More importantly, the underlying Lanczos process is a short-term recurrence, just like in CG. We no longer need to store the entire \(Q_k\) basis or perform the \(O(kn)\) orthogonalization.

As a result, the cost per iteration of MINRES is only \(O(\text{nnz} + n)\).

This is a remarkable result. We have developed an algorithm for general symmetric matrices that has the exact same asymptotic cost as CG, but with the broader applicability of GMRES (for symmetric systems).

Convergence#

The convergence of MINRES is governed by the eigenvalue distribution, and for the SPD case, it satisfies a bound similar to that of CG:

\[ \|r^{(k)}\|_2 \le 2 \, \| r^{(0)} \|_2 \left( \frac{\sqrt{\kappa}-1}{\sqrt{\kappa}+1} \right)^k \]
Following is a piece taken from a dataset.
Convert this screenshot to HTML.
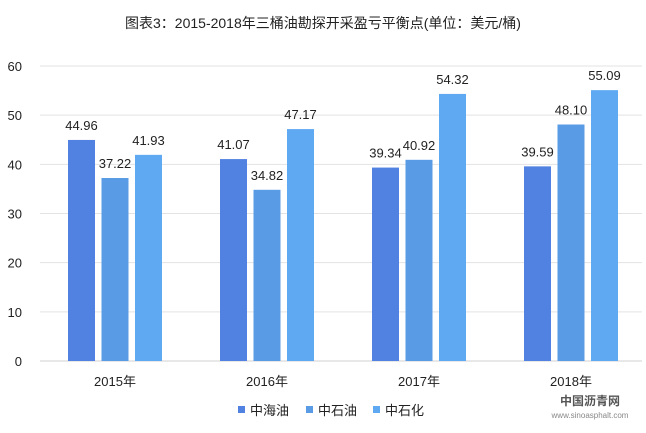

For symmetric indefinite problems, MINRES is the method of choice.

CG vs. MINRES#

Conjugate Gradients (CG) finds the approximation \(x^{(k)}_{CG} \in \mathcal{K}_k\) that minimizes the \(A\)-norm of the error:

\[ \min_{x \in \mathcal{K}_k} \| x - x^{(k)} \|_A \]
Minimal Residual (MINRES) finds the approximation \(x^{(k)}_{MINRES} \in \mathcal{K}_k\) that minimizes the 2-norm of the residual:

\[ \min_{x \in \mathcal{K}_k} \| b - A x^{(k)} \|_2 \]

Even though both are for symmetric systems, both are built on the Lanczos process, and both have the same efficient \(O(\text{nnz} + n)\) cost, their iterates (\(x^{(k)}_{CG}\) vs. \(x^{(k)}_{MINRES}\)) are different at each step.

CG guarantees a monotonically decreasing \(A\)-norm of the error, while MINRES guarantees a monotonically decreasing 2-norm of the residual.

This clarifies the “job” of each algorithm:

CG: The method of choice for SPD systems.
MINRES: The method of choice for symmetric indefinite systems (where the \(A\)-norm isn’t a norm and CG fails).